Anoressia e bulimia: la risposta è nel cervello?
Grazie alla disponibilità di sofisticati strumenti quali la risonanza magnetica funzionale per immagini o fMRI (functional Magnetic Resonance Imaging) con una certa regolarità, si pubblicano studi più o meno interessanti sul funzionamento del cervello e le sue implicazioni in numerosi comportamenti umani. È innegabile il vantaggio che le più recenti tecnologie apportano alla ricerca scientifica e proprio la fMRI è tra i dispositivi che possono maggiormente aiutarci a comprendere molti aspetti della vita tuttora poco noti o sconosciuti.

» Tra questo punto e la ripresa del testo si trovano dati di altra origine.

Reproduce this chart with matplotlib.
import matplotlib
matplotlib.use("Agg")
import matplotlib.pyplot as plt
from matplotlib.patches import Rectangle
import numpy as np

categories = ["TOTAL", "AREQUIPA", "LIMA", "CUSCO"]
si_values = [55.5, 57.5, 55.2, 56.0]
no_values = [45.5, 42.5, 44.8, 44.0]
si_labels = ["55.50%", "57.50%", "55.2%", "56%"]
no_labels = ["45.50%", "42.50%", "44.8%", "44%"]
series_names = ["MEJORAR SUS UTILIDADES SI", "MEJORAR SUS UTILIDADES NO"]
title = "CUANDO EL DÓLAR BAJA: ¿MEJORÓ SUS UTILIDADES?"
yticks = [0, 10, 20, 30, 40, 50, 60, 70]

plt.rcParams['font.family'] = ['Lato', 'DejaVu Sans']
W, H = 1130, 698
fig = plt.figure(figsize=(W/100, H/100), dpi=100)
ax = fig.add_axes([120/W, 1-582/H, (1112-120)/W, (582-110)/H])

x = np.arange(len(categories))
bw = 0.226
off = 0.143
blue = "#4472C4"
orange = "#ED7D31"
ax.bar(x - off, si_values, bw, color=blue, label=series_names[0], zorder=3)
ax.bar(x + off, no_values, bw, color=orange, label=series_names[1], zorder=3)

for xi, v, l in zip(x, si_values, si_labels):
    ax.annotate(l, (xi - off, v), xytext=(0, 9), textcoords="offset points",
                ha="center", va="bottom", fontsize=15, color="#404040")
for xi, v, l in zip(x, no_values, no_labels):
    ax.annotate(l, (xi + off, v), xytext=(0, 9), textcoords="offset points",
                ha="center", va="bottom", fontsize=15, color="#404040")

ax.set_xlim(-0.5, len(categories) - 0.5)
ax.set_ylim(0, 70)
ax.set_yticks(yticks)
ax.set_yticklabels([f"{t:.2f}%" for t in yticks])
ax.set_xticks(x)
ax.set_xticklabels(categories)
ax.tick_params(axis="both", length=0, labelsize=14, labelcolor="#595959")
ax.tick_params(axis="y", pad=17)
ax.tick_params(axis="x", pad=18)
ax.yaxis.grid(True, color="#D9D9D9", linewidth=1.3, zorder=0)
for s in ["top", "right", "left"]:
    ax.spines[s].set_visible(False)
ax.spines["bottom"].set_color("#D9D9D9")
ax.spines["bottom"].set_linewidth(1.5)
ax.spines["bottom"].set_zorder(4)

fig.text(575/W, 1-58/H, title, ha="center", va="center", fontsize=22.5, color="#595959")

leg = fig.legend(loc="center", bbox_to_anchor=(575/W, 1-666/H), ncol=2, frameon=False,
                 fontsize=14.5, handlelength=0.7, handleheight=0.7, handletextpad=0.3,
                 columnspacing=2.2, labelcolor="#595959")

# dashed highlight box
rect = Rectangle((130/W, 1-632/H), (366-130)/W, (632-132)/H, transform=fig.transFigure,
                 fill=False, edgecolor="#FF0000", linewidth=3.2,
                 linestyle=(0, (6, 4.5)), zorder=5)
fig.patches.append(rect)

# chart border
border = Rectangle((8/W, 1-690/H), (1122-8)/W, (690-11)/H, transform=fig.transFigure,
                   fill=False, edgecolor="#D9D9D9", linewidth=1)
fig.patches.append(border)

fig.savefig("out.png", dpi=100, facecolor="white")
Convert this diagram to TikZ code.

Accade però spesso, che tra le tante ricerche pubblicate, ogni tanto qualcuna si faccia spazio più rapidamente delle altre e venga divulgata verso l’opinione pubblica in modi non sempre del tutto corretti.
In questo caso è toccato al recente studio(1), pubblicato questo novembre (Translational Psychiatry, 2016) e condotto dall’equipe guidata da Guido Frank (Università del Colorado – USA) che, ripreso da diverse fonti negli Usa e anche in Italia, viene riportato come una sorta di dimostrazione del correlato biologico dei disturbi del comportamento alimentare, anoressia e bulimia nervosa in particolare.

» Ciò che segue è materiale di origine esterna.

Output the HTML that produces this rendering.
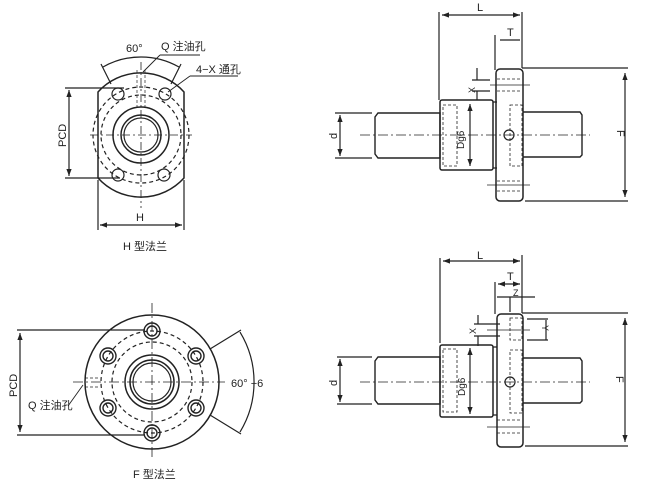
<!DOCTYPE html>
<html><head><meta charset="utf-8"><style>
html,body{margin:0;padding:0;background:#fff}
svg{display:block}
text{font-family:"Liberation Sans","Noto Sans CJK SC",sans-serif;fill:#222}
</style></head><body>
<svg width="650" height="483" viewBox="0 0 650 483" xmlns="http://www.w3.org/2000/svg">
<defs>
<marker id="a" viewBox="0 0 8 8" refX="8" refY="4" markerWidth="6" markerHeight="6" orient="auto-start-reverse"><path d="M0,1 L8,4 L0,7z" fill="#222"/></marker>
</defs>
<g stroke="#222" fill="none" stroke-width="1.2">
<!-- H flange -->
<path d="M98,92 A58,58 0 0 1 184,92 L184,178 A58,58 0 0 1 98,178 Z" stroke-width="1.5"/>
<circle cx="141" cy="135" r="28" stroke-width="1.5"/>
<circle cx="141" cy="135" r="20" stroke-width="1.5"/>
<circle cx="141" cy="135" r="17"/>
<circle cx="141" cy="135" r="40" stroke-dasharray="4,3"/>
<circle cx="141" cy="135" r="48" stroke-dasharray="4,3"/>
<circle cx="118" cy="94" r="6"/><circle cx="165" cy="94" r="6"/>
<circle cx="118" cy="175" r="6"/><circle cx="164" cy="175" r="6"/>
<path d="M141,62 V208 M90,135 H192" stroke-dasharray="8,3,2,3" stroke-width="0.8"/>
<path d="M137,70 V110 M145,70 V110" stroke-dasharray="3,2" stroke-width="0.7"/>
<path d="M103,67 A77,77 0 0 1 179,67"/>
<path d="M101,64 L111,84 M181,64 L171,84"/>
<path d="M65,88 H124 M65,178 H120"/>
<path d="M69,90 V176" marker-start="url(#a)" marker-end="url(#a)"/>
<path d="M98,180 V230 M184,180 V230"/>
<path d="M100,225 H182" marker-start="url(#a)" marker-end="url(#a)"/>
<path d="M160,55 L143,72 M190,76 H238 M190,76 L168,92 M160,55 H200" stroke-width="0.9"/>
<!-- F flange -->
<circle cx="152" cy="382" r="67" stroke-width="1.5"/>
<circle cx="152" cy="382" r="27" stroke-width="1.5"/>
<circle cx="152" cy="382" r="22" stroke-width="1.5"/>
<circle cx="152" cy="382" r="19"/>
<circle cx="152" cy="382" r="40" stroke-dasharray="4,3"/>
<circle cx="152" cy="382" r="51" stroke-dasharray="4,3"/>
<g stroke-width="1.4">
<circle cx="152" cy="331" r="8"/><circle cx="152" cy="331" r="5"/>
<circle cx="152" cy="433" r="8"/><circle cx="152" cy="433" r="5"/>
<circle cx="108" cy="356" r="8"/><circle cx="108" cy="356" r="5"/>
<circle cx="196" cy="356" r="8"/><circle cx="196" cy="356" r="5"/>
<circle cx="108" cy="408" r="8"/><circle cx="108" cy="408" r="5"/>
<circle cx="196" cy="408" r="8"/><circle cx="196" cy="408" r="5"/>
</g>
<path d="M152,303 V458 M73,382 H225" stroke-dasharray="10,3,2,3" stroke-width="0.8"/>
<path d="M85,378 H100 M85,387 H100" stroke-dasharray="3,2" stroke-width="0.7"/>
<path d="M17,330 H145 M17,435 H145"/>
<path d="M20,333 V432" marker-start="url(#a)" marker-end="url(#a)"/>
<path d="M240,332 A96,96 0 0 1 240,432"/>
<path d="M210,349 L241,330 M210,415 L241,434"/>
<path d="M68,406 L83,385" stroke-width="0.9"/>
<!-- side view top -->
<path d="M378,113 H440 V158 H378 L375,154 V117 Z" stroke-width="1.4"/>
<rect x="440" y="100" width="53" height="70" rx="2" stroke-width="1.5"/>
<path d="M493,102 H497 M493,168 H497"/>
<rect x="496" y="69" width="27" height="132" rx="4" stroke-width="1.5"/>
<path d="M523,112 H580 L582,115 V155 L580,157 H523" stroke-width="1.4"/>
<rect x="443" y="105" width="14" height="61" stroke-dasharray="3,2" stroke-width="0.8"/>
<rect x="510" y="105" width="12" height="61" stroke-dasharray="3,2" stroke-width="0.8"/>
<path d="M497,79 H522 M497,91 H522 M497,181 H522 M497,191 H522" stroke-dasharray="3,2" stroke-width="0.7"/>
<path d="M490,85 H530 M487,185 H530" stroke-width="0.7"/>
<circle cx="509" cy="135" r="5"/>
<path d="M360,135 H590" stroke-dasharray="10,3,2,3" stroke-width="0.8"/>
<path d="M439,12 V100 M522,12 V68 M522,68 H628 M495,35 V70 M525,201 H628"/>
<path d="M442,15 H520" marker-start="url(#a)" marker-end="url(#a)"/>
<path d="M500,40 H520"/>
<path d="M625,73 V197" marker-start="url(#a)" marker-end="url(#a)"/>
<path d="M335,113 H372 M335,158 H372"/>
<path d="M340,115 V156" marker-start="url(#a)" marker-end="url(#a)"/>
<path d="M470,104 V166" marker-start="url(#a)" marker-end="url(#a)"/>
<path d="M477,68 V80 M477,91 V100 M472,80 H490 M472,91 H490"/>
<!-- side view bottom -->
<path d="M378,357 H440 V404 H378 L375,400 V361 Z" stroke-width="1.4"/>
<rect x="440" y="345" width="53" height="72" rx="2" stroke-width="1.5"/>
<path d="M493,347 H497 M493,415 H497"/>
<rect x="497" y="314" width="26" height="133" rx="4" stroke-width="1.5"/>
<path d="M523,358 H580 L582,361 V401 L580,403 H523" stroke-width="1.4"/>
<rect x="443" y="349" width="14" height="63" stroke-dasharray="3,2" stroke-width="0.8"/>
<rect x="510" y="318" width="12" height="22" stroke-dasharray="3,2" stroke-width="0.8"/>
<rect x="510" y="350" width="12" height="63" stroke-dasharray="3,2" stroke-width="0.8"/>
<path d="M497,420 H522 M497,433 H522" stroke-dasharray="3,2" stroke-width="0.7"/>
<path d="M487,427 H530 M487,330 H530" stroke-width="0.7"/>
<circle cx="510" cy="382" r="5"/>
<path d="M360,382 H590" stroke-dasharray="10,3,2,3" stroke-width="0.8"/>
<path d="M440,258 V343 M522,255 V313 M522,313 H628 M495,282 V314 M525,446 H628"/>
<path d="M443,261 H520" marker-start="url(#a)" marker-end="url(#a)"/>
<path d="M498,284 H520" marker-start="url(#a)" marker-end="url(#a)"/>
<path d="M497,297 H535 M510,297 V312"/>
<path d="M625,318 V442" marker-start="url(#a)" marker-end="url(#a)"/>
<path d="M337,357 H372 M337,404 H372"/>
<path d="M340,359 V402" marker-start="url(#a)" marker-end="url(#a)"/>
<path d="M470,348 V414" marker-start="url(#a)" marker-end="url(#a)"/>
<path d="M478,315 V324 M478,336 V346 M474,324 H500 M474,336 H500"/>
<path d="M527,319 H548 M527,340 H548 M546,320 V340"/>
</g>
<g font-size="11">
<text x="126" y="52">60°</text>
<text x="161" y="50">Q 注油孔</text>
<text x="196" y="73">4−X 通孔</text>
<text x="136" y="221">H</text>
<text x="123" y="250">H 型法兰</text>
<text transform="translate(66,147) rotate(-90)">PCD</text>
<text transform="translate(17,397) rotate(-90)">PCD</text>
<text x="28" y="409">Q 注油孔</text>
<text x="231" y="387">60°  −6</text>
<text x="133" y="478">F 型法兰</text>
<text x="477" y="11">L</text>
<text x="507" y="36">T</text>
<text transform="translate(337,139) rotate(-90)">d</text>
<text transform="translate(617,130) rotate(90)">F</text>
<text transform="translate(464,149) rotate(-90)" font-size="10">Dg6</text>
<text transform="translate(475,93) rotate(-90)" font-size="9">X</text>
<text x="477" y="259">L</text>
<text x="507" y="280">T</text>
<text x="513" y="296" font-size="9">Z</text>
<text transform="translate(337,386) rotate(-90)">d</text>
<text transform="translate(616,376) rotate(90)">F</text>
<text transform="translate(465,396) rotate(-90)" font-size="10">Dg6</text>
<text transform="translate(476,334) rotate(-90)" font-size="9">X</text>
<text transform="translate(542,325) rotate(90)" font-size="9">Y</text>
</g>
</svg>
</body></html>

Diffondere questi studi lasciando intendere che si tratti di scoperte che possano consentire di comprendere i meccanismi neurali per i quali alcuni pazienti soffrono di questi disturbi mentre altri no, è un grave errore e un’illusione per le persone che quotidianamente combattono con queste dolorose manifestazioni psicopatologiche.
In questa ricerca, è risultato evidente che i circuiti cerebrali coinvolti nell’appetito e nella nutrizione, in persone con anoressia e bulimia, mostrano differenze significative rispetto a quelli di altre persone. Nessuna evidenza però, in questo o in altri studi, dice perché questo accada. Le persone coinvolte nello studio erano tutte già anoressiche e bulimiche e i loro "cervelli", prima delle manifestazioni comportamentali anoressico-bulimiche funzionavano esattamente come quelli di tutte le altre persone del mondo. Le modificazioni neurobiologiche si stabilizzano, infatti, dopo che un soggetto è già diventato anoressico o bulimico a causa del suo comportamento.
Alterazioni cerebrali, rese evidenti dagli studi condotti con strumenti diagnostici per immagini, si verificano nel nostro cervello praticamente in ogni situazione e condizione della vita psichica umana normale o patologica. Anche il cervello di un innamorato o di un’innamorata è funzionalmente differente da quello di un soggetto non rapito dalla passione amorosa, ma questo non dice assolutamente nulla sul perché una persona s’innamori esattamente di quell’altra persona e tantomeno dice qualcosa sull’esperienza soggettiva della persona innamorata.
Per la verità, non è la prima volta che gli studi del prof. Frank - di per se stessi interessanti - siano successivamente raccontati (e quindi sviliti) come si trattasse di rivelazioni scientifiche in grado di localizzare i disturbi del comportamento alimentare in determinate aree o funzioni del cervello. Il portale Psych Central(2), nel citare uno studio di Frank del 2012, scrisse letteralmente che il motivo per cui una persona diventa anoressica è per «colpa del cervello» (leggi qui l’articolo).
Ovviamente la ricerca in questione(3) (Neuropsychopharmacology, 2012) non giungeva affatto a simili conclusioni, ma più semplicemente si limitava a mostrare quanto le risposte neurobiologiche, in cui sono coinvolti i meccanismi cerebrali di ricompensa, tra persone obese e anoressiche fossero molto diverse.
Se queste ricerche possono essere d’interesse per gli studiosi, lo sono in verità molto meno per i pazienti ed è il caso di scriverlo chiaramente, senza ricercare a tutti i costi scoop che possono solo alimentare confusione e false aspettative nel lettore.
Anche le considerazioni appena fatte possono apparire scontate ai clinici e agli specialisti, può essere invece utile far comprendere più chiaramente ai non professionisti che problematiche psicopatologiche complesse quali i disturbi del comportamento alimentare o le dipendenze patologiche, non siano localizzate in nessuna area specifica del cervello. Non si tratta di “malattie del cervello”, bensì di complesse manifestazioni cliniche che coinvolgono l’individuo nella sua interezza psicofisica, a partire dal suo contesto sociale ed affettivo, sino alla sua storia personale e familiare.